◆ What you are asked to do:
From the first line of the listing below, retype each line up to and including the one with "fig = go.Figure()"; pictures stay out.

Code that draws figures
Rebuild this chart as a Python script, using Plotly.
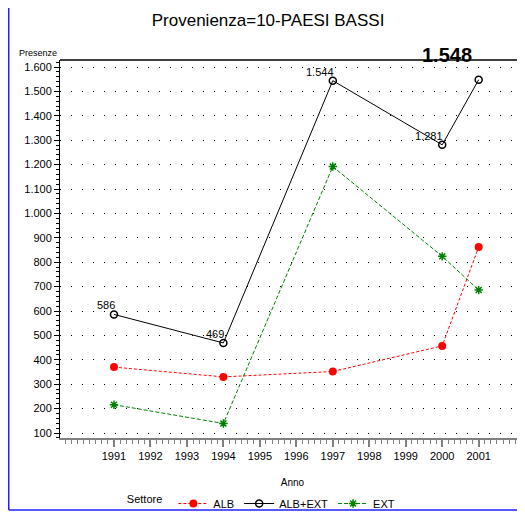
import plotly.graph_objects as go

years = [1991, 1994, 1997, 2000, 2001]
alb = [370, 330, 352, 457, 862]
ext = [216, 139, 1192, 824, 686]
alb_ext = [586, 469, 1544, 1281, 1548]
series_names = ["ALB", "ALB+EXT", "EXT"]
title_text = "Provenienza=10-PAESI BASSI"
y_ticks = list(range(100, 1700, 100))
x_ticks = list(range(1991, 2002))

NARROW = "Liberation Sans Narrow, Arial Narrow, Liberation Sans, Arial"

def fmt(v):
    return f"{v:,}".replace(",", ".")

fig = go.Figure()

fig.add_trace(go.Scatter(
    x=years, y=alb, name=series_names[0], mode="lines+markers",
    line=dict(color="#ff0000", width=1, dash="3px,2px"),
    marker=dict(symbol="circle", size=8, color="#ff0000"),
))
fig.add_trace(go.Scatter(
    x=years, y=alb_ext, name=series_names[1], mode="lines+markers",
    line=dict(color="#000000", width=1),
    marker=dict(symbol="circle-open", size=7, color="#000000", line=dict(width=1.5)),
))
fig.add_trace(go.Scatter(
    x=years, y=ext, name=series_names[2], mode="lines+markers",
    line=dict(color="#008000", width=1, dash="4px,2px"),
    marker=dict(symbol="asterisk-open", size=7, color="#008000", line=dict(width=1.5, color="#008000")),
))

# Value labels for ALB+EXT
for xv, yv in zip(years[:-1], alb_ext[:-1]):
    fig.add_annotation(x=xv, y=yv, xref="x", yref="y", text=fmt(yv), showarrow=False,
                       xanchor="right", yanchor="bottom", xshift=3, yshift=1,
                       font=dict(family=NARROW, size=11, color="#000000"))

# Large label of last point
fig.add_annotation(
    x=years[-1], y=alb_ext[-1], xref="x", yref="y",
    text="<b>" + fmt(alb_ext[-1]) + "</b>", showarrow=False,
    xanchor="right", yanchor="middle", xshift=-5, yshift=25,
    font=dict(family=NARROW, size=20, color="#000000"),
)

# page has an 8px body margin; figure sized so the plot area lands at x 60-525, y 60-438
W, H = 517, 509
PW, PH = 465, 378
bx = (0.75 - 52) / PW
by = (430 - 502) / PH
shapes = [
    dict(type="line", xref="paper", yref="paper", x0=0, x1=1, y0=1, y1=1,
         line=dict(color="#000000", width=1.5)),
    dict(type="line", xref="paper", yref="paper",
         x0=bx, x1=bx, y0=1.2, y1=by,
         line=dict(color="#2020ff", width=1.5)),
    dict(type="line", xref="paper", yref="paper",
         x0=bx, x1=1.01, y0=by, y1=by,
         line=dict(color="#2020ff", width=1.5)),
]
fig.update_layout(shapes=shapes)

fig.update_layout(
    width=W, height=H,
    margin=dict(l=52, r=0, t=52, b=79, autoexpand=False),
    paper_bgcolor="#ffffff", plot_bgcolor="#ffffff",
    separators=",.",
    title=dict(text=title_text, x=0.503, xanchor="center", xref="container",
               y=0.976, yanchor="middle", yref="container",
               font=dict(family="Liberation Sans, Arial", size=17, color="#000000")),
    showlegend=True,
    legend=dict(orientation="h", x=0.226, xanchor="left", xref="container",
                y=0.0265, yanchor="middle", yref="container",
                title=dict(text="Settore ", side="left",
                           font=dict(family=NARROW, size=11, color="#000000")),
                font=dict(family=NARROW, size=11, color="#000000"),
                itemwidth=30, tracegroupgap=0, bgcolor="rgba(0,0,0,0)"),
    font=dict(family=NARROW, size=11, color="#000000"),
)

fig.update_xaxes(
    range=[1989.52, 2002.27], tickvals=x_ticks, tickformat="d", automargin=False,
    ticks="outside", ticklen=7, tickwidth=1.5, tickcolor="#808080",
    minor=dict(dtick=1 / 6, ticks="outside", ticklen=4, tickcolor="#808080", tickwidth=1),
    showline=True, linecolor="#808080", linewidth=2,
    showgrid=False, zeroline=False,
    tickfont=dict(family=NARROW, size=11, color="#000000"),
    title=dict(text="Anno", font=dict(family=NARROW, size=10, color="#000000"), standoff=18),
)
fig.update_yaxes(
    range=[79.5, 1628.7], tickvals=y_ticks, tickformat=",d", automargin=False,
    ticks="outside", ticklen=5, tickcolor="#000000",
    minor=dict(dtick=20, ticks="outside", ticklen=3, tickcolor="#000000"),
    showline=True, linecolor="#000000", linewidth=1,
    showgrid=True, gridcolor="#000000", gridwidth=1, griddash="1px,10px",
    zeroline=False,
    tickfont=dict(family=NARROW, size=11, color="#000000"),
)

fig.add_annotation(x=0, xref="paper", xanchor="right", xshift=-1,
                   y=1, yref="paper", yanchor="bottom", yshift=0,
                   text="Presenze", showarrow=False,
                   font=dict(family=NARROW, size=9, color="#000000"))

fig.write_html("out.html")
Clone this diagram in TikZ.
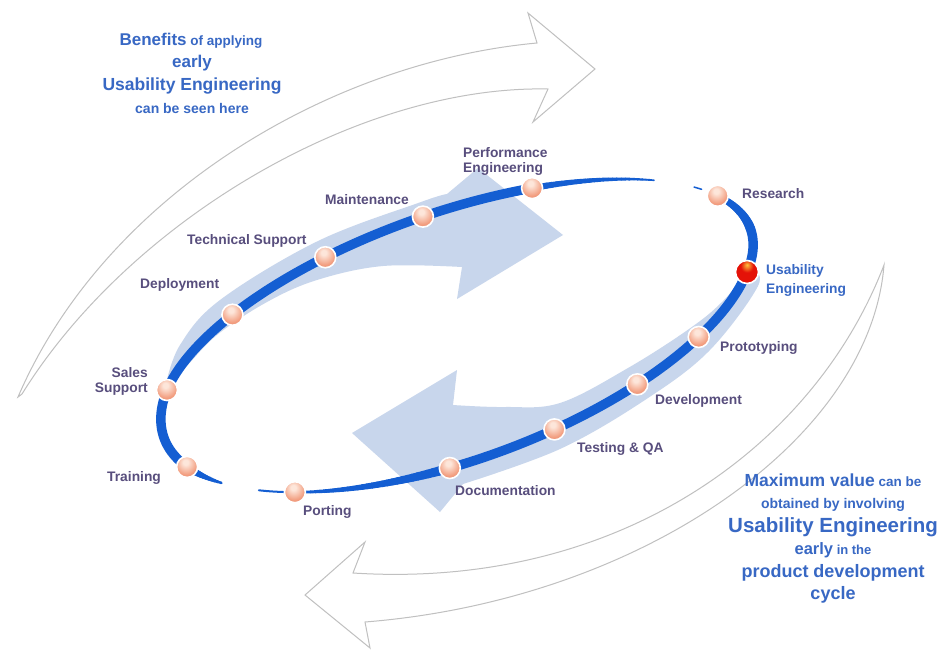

◆ Answer to this exercise:
Rebuild this chart as a Python script, using Plotly.
import plotly.graph_objects as go

years = [1991, 1994, 1997, 2000, 2001]
alb = [370, 330, 352, 457, 862]
ext = [216, 139, 1192, 824, 686]
alb_ext = [586, 469, 1544, 1281, 1548]
series_names = ["ALB", "ALB+EXT", "EXT"]
title_text = "Provenienza=10-PAESI BASSI"
y_ticks = list(range(100, 1700, 100))
x_ticks = list(range(1991, 2002))

NARROW = "Liberation Sans Narrow, Arial Narrow, Liberation Sans, Arial"

def fmt(v):
    return f"{v:,}".replace(",", ".")

fig = go.Figure()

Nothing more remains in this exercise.